RFA Resurgent
The build
The RFA Resurgent was one of two sister ships that were built as passenger ships at Scotts Shipbuilding & Engineering yard in Greenock in Scotland. Originally named Changchow (Resurgent) and Chungking (Retainer), they were built for the China Navigation Company at 477ft long with a grt of 9,357.
Both vessels were designed to carry over 620 passengers and were powered by a six-cylinder Doxford engine, with a service speed of 15 knots. However, when the Resurgent was commissioned into the RFA in 1957, the vessel operated with an RFA complement of 112 plus 34 Royal Navy stores staff. As well as supplying weapons, the Resurgent carried fresh, frozen and dry provisions, medical stores and survivors' kits.
What was the RFA Resurgent originally called?
Originally intended for the China Navigation Company, the Resurgent was named Chungchow.
How big was the RFA Resurgent?
The Resurgent was 477ft long and had a grt of 9,357, with an original passenger capacity of more than 620 passengers.
When did the RFA Resurgent end its service?
The Resurgent ended its service in March 1981, when it was sold for scrap and sent for demolition in Spain.
Deployments
Due to conflicts in Indonesia and political problems in China, plans to introduce the Changchow on China Navigation's services was halted. Instead, the Changchow spent almost a year on charter to the French operator Messageries Maritimes, running between France and Australia.
Renamed Resurgent at the end of 1952, the vessel spent a couple of years on charter to the British India Steam Navigation Company before an a 11-month conversion at Palmers Hebburn yard on the Tyne in NE England into an armament stores issuing ship. Upon its commission into the RFA in 1957, the Resurgent underwent armament storage and replenishment at sea trials off the UK coast, before sailing off to the Far East in autumn 1958.
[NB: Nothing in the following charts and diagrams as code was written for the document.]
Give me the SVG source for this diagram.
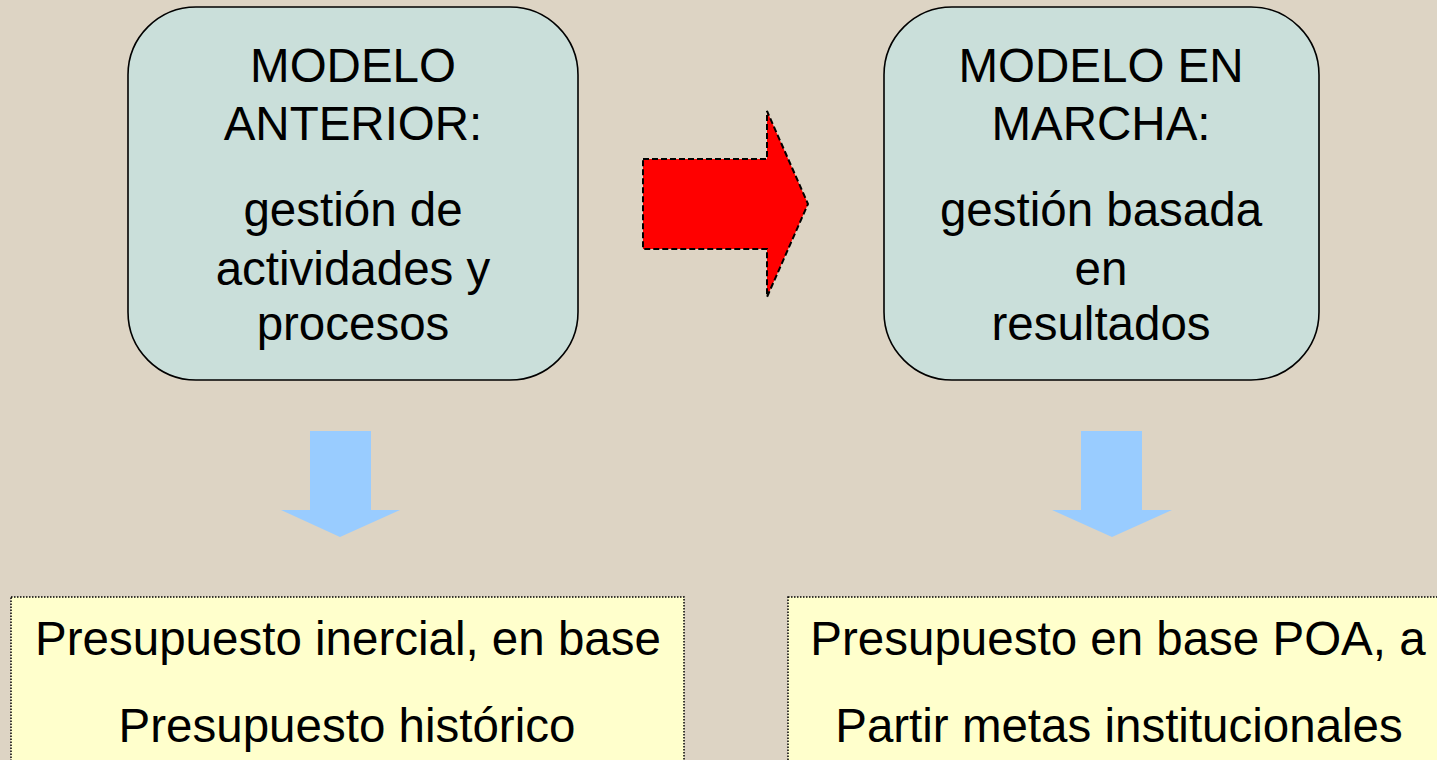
<svg xmlns="http://www.w3.org/2000/svg" width="1437" height="760" viewBox="0 0 1437 760">
<style>
.bg{fill:#DDD4C4}
.model{fill:#CADFDA;stroke:#000;stroke-width:1.6}
.budget{fill:#FFFFCC;stroke:#000;stroke-width:1.5;stroke-dasharray:1.5 1.5}
.t{font-family:"Liberation Sans",Arial,sans-serif;font-size:47.5px;fill:#000;text-anchor:middle}
.blue{fill:#99CCFF}
.red{fill:#FF0000;stroke:#000;stroke-width:2;stroke-dasharray:6 3}
</style>
<rect class="bg" x="0" y="0" width="1437" height="760"/>
<g id="model-anterior">
<rect class="model" x="128" y="7" width="450" height="373" rx="68" ry="68"/>
<text class="t" x="353" y="82">MODELO</text>
<text class="t" x="353" y="140">ANTERIOR:</text>
<text class="t" x="353" y="226">gestión de</text>
<text class="t" x="353" y="285">actividades y</text>
<text class="t" x="353" y="340">procesos</text>
</g>
<g id="model-en-marcha">
<rect class="model" x="884" y="7" width="435" height="373" rx="68" ry="68"/>
<text class="t" x="1101" y="82">MODELO EN</text>
<text class="t" x="1101" y="140">MARCHA:</text>
<text class="t" x="1101" y="226">gestión basada</text>
<text class="t" x="1101" y="285">en</text>
<text class="t" x="1101" y="340">resultados</text>
</g>
<g id="presupuesto-inercial">
<rect class="budget" x="11" y="597" width="673" height="180"/>
<text class="t" x="348" y="655">Presupuesto inercial, en base</text>
<text class="t" x="347" y="742">Presupuesto histórico</text>
</g>
<g id="presupuesto-poa">
<rect class="budget" x="788" y="597" width="680" height="180"/>
<text class="t" x="1118" y="655">Presupuesto en base POA, a</text>
<text class="t" x="1119" y="742">Partir metas institucionales</text>
</g>
<g id="connectors">
<polygon class="red" points="643,159 767,159 767,111 808,204 767,297 767,249 643,249"/>
<polygon class="blue" points="310,431 371,431 371,510 400,510 340,537 281,510 310,510"/>
<polygon class="blue" points="1081,431 1142,431 1142,510 1172,510 1112,537 1052,510 1081,510"/>
</g>
</svg>
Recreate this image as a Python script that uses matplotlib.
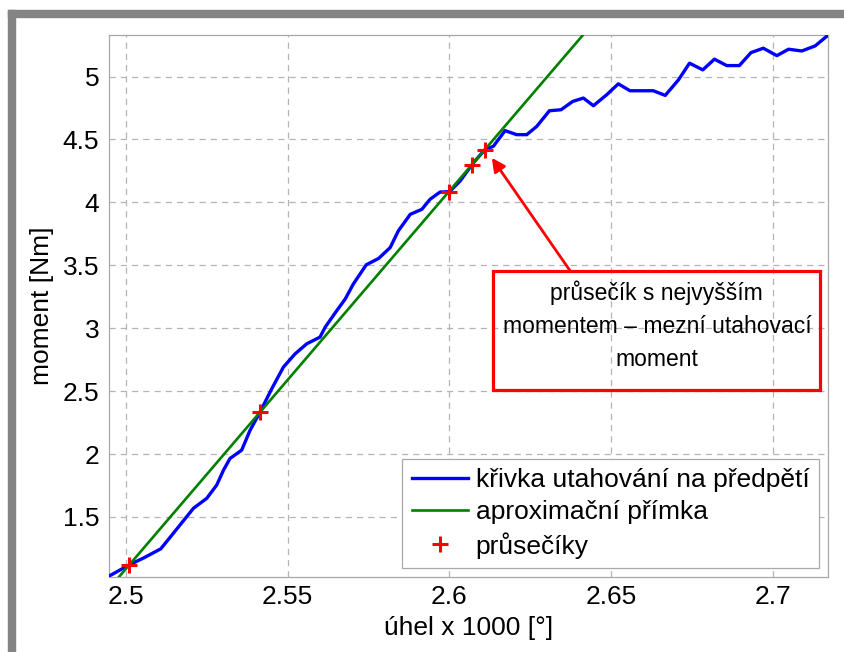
import numpy as np
import matplotlib
matplotlib.use('Agg')
import matplotlib.pyplot as plt
from matplotlib.patches import Rectangle
from matplotlib.ticker import FormatStrFormatter

plt.rcParams['font.family'] = ['Liberation Sans', 'DejaVu Sans']

# measured tightening curve (angle x 1000 [deg], torque [Nm])
uhel = [2.4948, 2.5011, 2.5054, 2.5108, 2.5147, 2.5209, 2.5250, 2.5281, 2.5302,
        2.5322, 2.5358, 2.5384, 2.5415, 2.5451, 2.5487, 2.5523, 2.5559, 2.5600,
        2.5616, 2.5652, 2.5678, 2.5703, 2.5743, 2.5781, 2.5817, 2.5842, 2.5879,
        2.5915, 2.5940, 2.5971, 2.6000, 2.6033, 2.6074, 2.6110, 2.6136, 2.6172,
        2.6208, 2.6239, 2.6270, 2.6309, 2.6345, 2.6381, 2.6414, 2.6445, 2.6486,
        2.6522, 2.6558, 2.6630, 2.6667, 2.6708, 2.6742, 2.6783, 2.6819, 2.6857,
        2.6896, 2.6932, 2.6970, 2.7012, 2.7048, 2.7089, 2.7130, 2.7171]
moment = [1.030, 1.120, 1.173, 1.247, 1.371, 1.569, 1.648, 1.754, 1.873,
          1.965, 2.031, 2.189, 2.335, 2.519, 2.691, 2.796, 2.876, 2.929,
          3.008, 3.140, 3.232, 3.351, 3.504, 3.554, 3.641, 3.773, 3.905,
          3.945, 4.024, 4.082, 4.085, 4.169, 4.314, 4.420, 4.446, 4.570,
          4.538, 4.538, 4.604, 4.728, 4.736, 4.802, 4.829, 4.768, 4.855,
          4.942, 4.887, 4.887, 4.850, 4.974, 5.106, 5.053, 5.138, 5.087,
          5.087, 5.190, 5.225, 5.166, 5.217, 5.203, 5.243, 5.330]

# approximation line (end points)
primka_x = [2.49, 2.65]
primka_y = [0.787, 5.592]

# intersections
prusecik_x = [2.5011, 2.5415, 2.6000, 2.6069, 2.6110]
prusecik_y = [1.120, 2.335, 4.082, 4.300, 4.420]

xticks = [2.5, 2.55, 2.6, 2.65, 2.7]
yticks = [1.5, 2, 2.5, 3, 3.5, 4, 4.5, 5]


def main():
    W, H = 844, 652
    fig = plt.figure(figsize=(W / 100, H / 100), dpi=100)
    ax = fig.add_axes([109 / W, 1 - 577 / H, (828 - 109) / W, (577 - 35) / H])

    ax.plot(uhel, moment, color='#0000ff', linewidth=2.4,
            label='křivka utahování na předpětí', zorder=3)
    ax.plot(primka_x, primka_y, color='#008000', linewidth=1.9,
            label='aproximační přímka', zorder=3)
    ax.plot(prusecik_x, prusecik_y, linestyle='none', marker='+',
            color='#ff0000', markersize=12, markeredgewidth=2.2,
            label='průsečíky', zorder=4)

    ax.set_xlim(2.4948, 2.717)
    ax.set_ylim(1.023, 5.33)
    ax.set_xticks(xticks)
    ax.set_yticks(yticks)
    ax.xaxis.set_major_formatter(FormatStrFormatter('%g'))
    ax.yaxis.set_major_formatter(FormatStrFormatter('%g'))
    ax.tick_params(direction='in', length=0, labelsize=19, colors='#000000')
    ax.tick_params(axis='x', pad=6)
    ax.tick_params(axis='y', pad=7)
    ax.grid(True, color='#b4b4b4', linestyle=(0, (5, 4)), linewidth=0.9)
    for s in ax.spines.values():
        s.set_color('#a8a8a8')
        s.set_linewidth(0.9)

    ax.set_xlabel('úhel x 1000 [°]', fontsize=19, labelpad=5)
    ax.set_ylabel('moment [Nm]', fontsize=19, labelpad=6)

    leg = ax.legend(loc='lower right', fontsize=19, fancybox=False,
                    framealpha=1, edgecolor='#a8a8a8', borderaxespad=0.35,
                    handlelength=2.15, handletextpad=0.28, labelspacing=0.3,
                    borderpad=0.35)
    leg.get_frame().set_linewidth(0.9)

    # annotation box with arrow
    ax.add_patch(Rectangle((2.6136, 2.506), 0.1010, 0.950, fill=False,
                           edgecolor='#ff0000', linewidth=2.3, zorder=5))
    ax.text(2.6641, 3.022, 'průsečík s nejvyšším\nmomentem – mezní utahovací\nmoment',
            ha='center', va='center', fontsize=16.5, linespacing=1.55, zorder=6)
    ax.annotate('', xy=(2.6131, 4.354), xytext=(2.6373, 3.456),
                arrowprops=dict(arrowstyle='-|>', color='#ff0000', lw=2.0,
                                mutation_scale=20, shrinkA=0, shrinkB=0),
                zorder=5)

    # grey frame on left and top
    fig.patches.append(Rectangle((8 / W, 0), 7 / W, (H - 10) / H,
                                 transform=fig.transFigure, color='#848484'))
    fig.patches.append(Rectangle((8 / W, 1 - 17 / H), (W - 8) / W, 7 / H,
                                 transform=fig.transFigure, color='#848484'))

    fig.savefig('out.png', dpi=100)


if __name__ == '__main__':
    main()
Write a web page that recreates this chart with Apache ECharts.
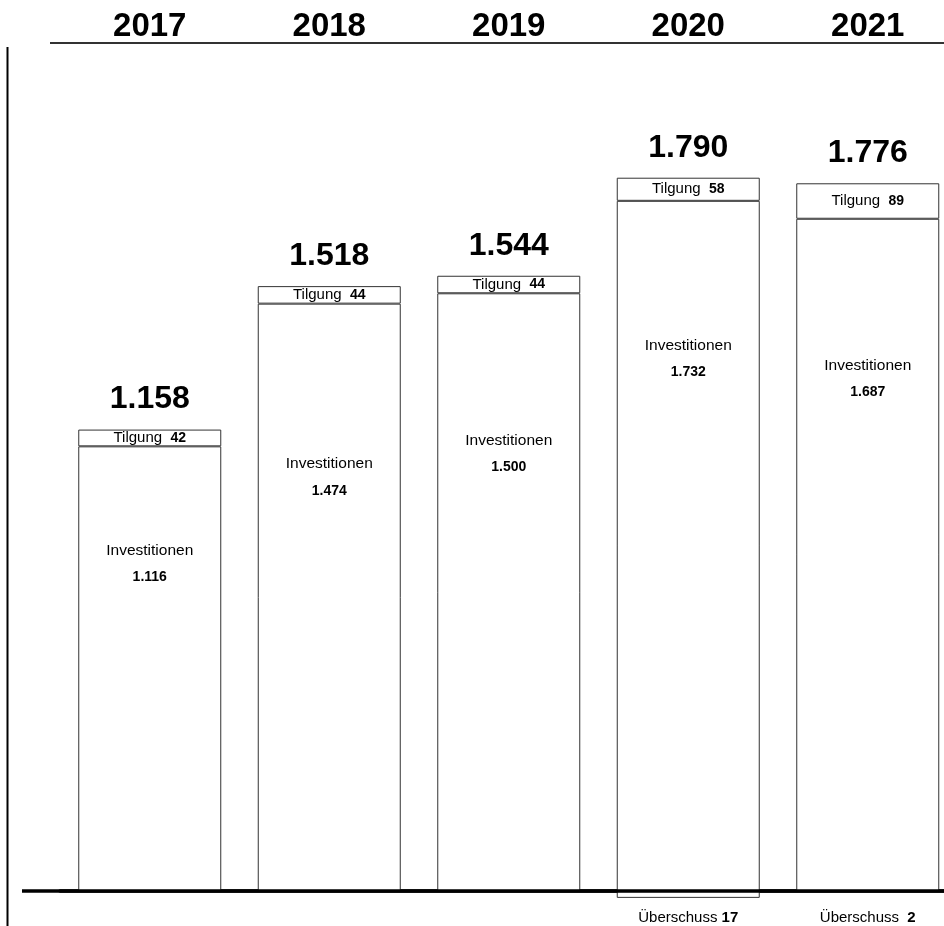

The Resurgent's first voyage under the RFA was between Hong Kong and Singapore for a year, before returning to the UK for a refit at Devonport dockyard in 1960. In the following year, the Resurgent was one of nine vessels supporting the British forces in Operation Vantage, protecting Kuwait from Iraqi invasion.
In 1962, the Resurgent took part in two exercises with two other RFAs and ships from the Australian and New Zealand navies. It then took part in the royal review of the fleet on the Clyde, as one of five ships representing the RFA in August 1965.
After another refit at Smith's dock on the Tyne, the Resurgent served for three months as part of the Operation Magister task force supporting the British operation to withdraw from Aden in 1967. The vessel also took part in the Beira Patrol operations to enforce United Nations trade sanctions against Rhodesia.
In 1975, the Resurgent supported a joint services scientific expedition to Danger Island, part of the Chagos Archipelago in the Indian Ocean. A small rocky outcrop in the coral atoll was named Resurgent Island in honour of the ship.
In July 1979 the Resurgent carried out a final operational RAS with the aircraft carrier HMS Bulwark, before a round trip via Bermuda and the Panama Canal to the US and Canadian west coast. The ship spent just over a year in lay-up before being sold for scrap in March 1981.